Just in case anyone might have thought my characterization of the American criminal justice system as a bizarre cult was an exaggeration, the latest development in the Zacarias Moussaoui case should remove all doubt. In a scene straight out of classic film farce, the accused terrorist, having decided for convoluted reasons to confess, shouts at the judge, "I am a member of Al Qaida", and demands to plead guilty. But the judge refuses to accept the plea, and gives him a week to think it over.

One almost feels sympathy for the baffled Moussaoui. He was prepared to die a martyr's death, and probably even to be tortured and executed by the infidels; what he could never have expected was that he would instead be forcibly incorporated into their perverse religious rites.

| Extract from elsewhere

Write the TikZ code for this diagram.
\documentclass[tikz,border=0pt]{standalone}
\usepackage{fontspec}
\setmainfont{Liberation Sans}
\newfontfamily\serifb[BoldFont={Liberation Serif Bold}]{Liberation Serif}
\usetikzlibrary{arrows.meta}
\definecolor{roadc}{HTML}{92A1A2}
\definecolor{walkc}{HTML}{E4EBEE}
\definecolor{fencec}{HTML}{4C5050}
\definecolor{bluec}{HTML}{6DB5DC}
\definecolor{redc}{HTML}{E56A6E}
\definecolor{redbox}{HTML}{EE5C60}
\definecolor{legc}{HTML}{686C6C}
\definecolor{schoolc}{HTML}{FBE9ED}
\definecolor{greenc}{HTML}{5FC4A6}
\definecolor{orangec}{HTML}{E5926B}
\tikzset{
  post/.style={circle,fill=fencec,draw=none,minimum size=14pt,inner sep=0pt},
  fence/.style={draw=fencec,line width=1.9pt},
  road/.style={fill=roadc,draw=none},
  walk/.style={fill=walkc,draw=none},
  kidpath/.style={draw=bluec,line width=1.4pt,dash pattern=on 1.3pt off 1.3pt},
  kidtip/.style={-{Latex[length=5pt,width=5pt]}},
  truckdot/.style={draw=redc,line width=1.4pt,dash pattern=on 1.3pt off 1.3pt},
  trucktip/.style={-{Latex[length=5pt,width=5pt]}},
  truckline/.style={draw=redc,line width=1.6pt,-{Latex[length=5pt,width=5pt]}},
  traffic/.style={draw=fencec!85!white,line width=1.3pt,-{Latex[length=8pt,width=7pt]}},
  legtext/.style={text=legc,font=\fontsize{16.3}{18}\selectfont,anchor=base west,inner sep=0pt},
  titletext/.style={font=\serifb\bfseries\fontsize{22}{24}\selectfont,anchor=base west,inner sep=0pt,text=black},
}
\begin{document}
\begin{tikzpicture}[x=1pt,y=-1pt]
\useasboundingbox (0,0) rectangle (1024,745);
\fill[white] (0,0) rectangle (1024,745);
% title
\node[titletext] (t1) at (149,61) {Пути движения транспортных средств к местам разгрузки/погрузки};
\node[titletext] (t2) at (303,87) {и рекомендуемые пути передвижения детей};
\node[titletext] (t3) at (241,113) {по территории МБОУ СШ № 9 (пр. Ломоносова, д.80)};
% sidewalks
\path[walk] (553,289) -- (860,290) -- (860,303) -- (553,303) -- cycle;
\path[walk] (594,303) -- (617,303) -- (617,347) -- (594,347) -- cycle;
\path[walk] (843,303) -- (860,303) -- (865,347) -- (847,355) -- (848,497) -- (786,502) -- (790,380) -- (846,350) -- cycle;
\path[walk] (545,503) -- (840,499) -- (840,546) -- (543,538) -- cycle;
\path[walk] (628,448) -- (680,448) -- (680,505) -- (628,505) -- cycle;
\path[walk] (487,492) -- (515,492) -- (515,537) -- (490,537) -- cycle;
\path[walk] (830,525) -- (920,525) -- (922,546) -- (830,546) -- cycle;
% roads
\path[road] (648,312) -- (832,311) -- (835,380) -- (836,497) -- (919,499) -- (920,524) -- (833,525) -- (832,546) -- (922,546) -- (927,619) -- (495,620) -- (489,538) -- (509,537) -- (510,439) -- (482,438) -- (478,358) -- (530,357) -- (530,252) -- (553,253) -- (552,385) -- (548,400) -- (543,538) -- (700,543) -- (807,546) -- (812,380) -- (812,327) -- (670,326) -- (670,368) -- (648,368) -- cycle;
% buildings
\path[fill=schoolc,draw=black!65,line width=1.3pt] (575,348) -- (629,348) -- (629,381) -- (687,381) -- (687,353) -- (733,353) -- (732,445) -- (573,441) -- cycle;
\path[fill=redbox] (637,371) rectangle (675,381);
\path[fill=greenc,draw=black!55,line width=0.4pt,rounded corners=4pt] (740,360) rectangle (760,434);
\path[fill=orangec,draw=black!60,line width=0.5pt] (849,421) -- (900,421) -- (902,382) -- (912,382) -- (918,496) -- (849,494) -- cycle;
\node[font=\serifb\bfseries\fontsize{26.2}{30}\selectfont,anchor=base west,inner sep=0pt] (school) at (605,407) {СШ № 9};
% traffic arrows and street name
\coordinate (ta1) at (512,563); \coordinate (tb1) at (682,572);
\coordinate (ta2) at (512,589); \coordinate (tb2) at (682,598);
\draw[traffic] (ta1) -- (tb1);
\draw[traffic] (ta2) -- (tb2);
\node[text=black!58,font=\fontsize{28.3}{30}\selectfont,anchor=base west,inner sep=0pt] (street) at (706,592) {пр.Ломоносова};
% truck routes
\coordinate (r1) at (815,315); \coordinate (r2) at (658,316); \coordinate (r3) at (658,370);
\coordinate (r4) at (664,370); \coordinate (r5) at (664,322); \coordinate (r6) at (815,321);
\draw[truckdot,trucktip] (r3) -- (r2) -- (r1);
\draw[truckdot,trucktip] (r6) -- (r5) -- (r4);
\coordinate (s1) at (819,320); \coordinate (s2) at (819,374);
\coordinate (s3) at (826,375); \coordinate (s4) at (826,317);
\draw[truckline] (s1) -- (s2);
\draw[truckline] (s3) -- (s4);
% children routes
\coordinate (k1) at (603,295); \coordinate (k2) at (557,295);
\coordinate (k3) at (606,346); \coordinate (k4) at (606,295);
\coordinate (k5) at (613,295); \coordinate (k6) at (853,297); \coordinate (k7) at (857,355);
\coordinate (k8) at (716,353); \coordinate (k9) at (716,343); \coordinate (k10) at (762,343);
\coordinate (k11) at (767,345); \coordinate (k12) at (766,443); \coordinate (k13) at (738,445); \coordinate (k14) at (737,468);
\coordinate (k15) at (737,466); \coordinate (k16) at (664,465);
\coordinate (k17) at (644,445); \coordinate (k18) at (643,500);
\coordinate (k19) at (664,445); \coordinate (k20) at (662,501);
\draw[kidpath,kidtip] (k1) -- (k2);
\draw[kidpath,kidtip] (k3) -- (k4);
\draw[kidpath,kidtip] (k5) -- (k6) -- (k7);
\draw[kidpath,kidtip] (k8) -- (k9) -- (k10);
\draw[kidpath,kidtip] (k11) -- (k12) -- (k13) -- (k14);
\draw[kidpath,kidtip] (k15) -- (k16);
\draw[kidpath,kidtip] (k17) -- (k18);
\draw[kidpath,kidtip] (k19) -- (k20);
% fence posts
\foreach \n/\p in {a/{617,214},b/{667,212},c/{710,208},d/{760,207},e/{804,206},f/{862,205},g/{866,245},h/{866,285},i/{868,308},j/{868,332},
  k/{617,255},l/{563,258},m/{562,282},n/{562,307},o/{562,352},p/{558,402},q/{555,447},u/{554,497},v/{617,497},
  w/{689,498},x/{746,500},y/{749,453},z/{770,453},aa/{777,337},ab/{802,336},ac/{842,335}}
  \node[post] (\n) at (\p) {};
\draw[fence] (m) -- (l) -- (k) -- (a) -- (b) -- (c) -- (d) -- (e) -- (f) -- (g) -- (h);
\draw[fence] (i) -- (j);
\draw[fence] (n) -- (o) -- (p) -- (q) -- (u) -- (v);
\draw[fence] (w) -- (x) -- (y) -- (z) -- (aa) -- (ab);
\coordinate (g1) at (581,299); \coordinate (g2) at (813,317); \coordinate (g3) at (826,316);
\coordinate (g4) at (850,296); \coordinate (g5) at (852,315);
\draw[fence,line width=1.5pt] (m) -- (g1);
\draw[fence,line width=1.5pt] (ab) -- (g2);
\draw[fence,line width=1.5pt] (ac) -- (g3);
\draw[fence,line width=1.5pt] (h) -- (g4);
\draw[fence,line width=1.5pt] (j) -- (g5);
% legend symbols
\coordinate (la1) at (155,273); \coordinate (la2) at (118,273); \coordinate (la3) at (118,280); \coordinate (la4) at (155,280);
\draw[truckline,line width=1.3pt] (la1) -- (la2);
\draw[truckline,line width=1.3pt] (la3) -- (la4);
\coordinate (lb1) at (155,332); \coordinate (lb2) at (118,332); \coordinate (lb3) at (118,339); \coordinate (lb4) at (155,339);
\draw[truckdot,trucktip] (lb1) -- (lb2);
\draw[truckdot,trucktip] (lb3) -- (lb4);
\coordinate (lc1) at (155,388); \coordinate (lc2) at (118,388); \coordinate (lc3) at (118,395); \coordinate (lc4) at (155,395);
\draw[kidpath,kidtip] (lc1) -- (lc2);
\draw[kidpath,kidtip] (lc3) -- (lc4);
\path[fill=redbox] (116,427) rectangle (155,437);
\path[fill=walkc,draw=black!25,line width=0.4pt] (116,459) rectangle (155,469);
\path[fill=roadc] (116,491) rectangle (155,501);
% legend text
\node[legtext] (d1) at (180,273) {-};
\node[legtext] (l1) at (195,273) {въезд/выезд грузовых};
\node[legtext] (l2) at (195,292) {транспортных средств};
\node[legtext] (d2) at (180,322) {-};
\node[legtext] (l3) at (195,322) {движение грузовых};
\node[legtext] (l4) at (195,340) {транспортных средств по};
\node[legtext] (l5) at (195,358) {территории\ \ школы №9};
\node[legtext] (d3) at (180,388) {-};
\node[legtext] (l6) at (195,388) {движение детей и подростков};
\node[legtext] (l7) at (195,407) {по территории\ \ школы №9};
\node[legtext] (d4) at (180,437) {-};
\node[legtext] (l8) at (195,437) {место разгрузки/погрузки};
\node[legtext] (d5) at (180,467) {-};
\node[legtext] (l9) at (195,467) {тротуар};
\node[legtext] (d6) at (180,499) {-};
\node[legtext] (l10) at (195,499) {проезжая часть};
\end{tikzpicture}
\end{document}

Having firmly and openly declared his guilt, he suddenly finds that guilt or innocence is no longer the issue; rather, he is told that he must follow the holy rules and procedures, which require him to accept the assistance of a cultic acolyte in seeking out instances of ritual impurity in his accusers' performance of the sacred dance of prosecution, and present those instances before a priest of the sect. If they are successful, then the accused wins his freedom; if he fails, he is punished as unworthy, although the choice of punishment is itself a highly ritualized process. (As Judge/Priest Leonie Brinkema tells him, it's "normal, in criminal cases, to plea bargain".)

And if he refuses to embrace this arcane liturgy with all his heart--as Moussaoui is now finding out--he is declared a madman, and is treated as such. For only a lunatic, saith the Priests, would reject any of the true teachings of the Law, or deviate in the slightest from the elaborate ceremonial practices specified therein--by, for instance, blurting out the blindingly obvious truth of his own guilt.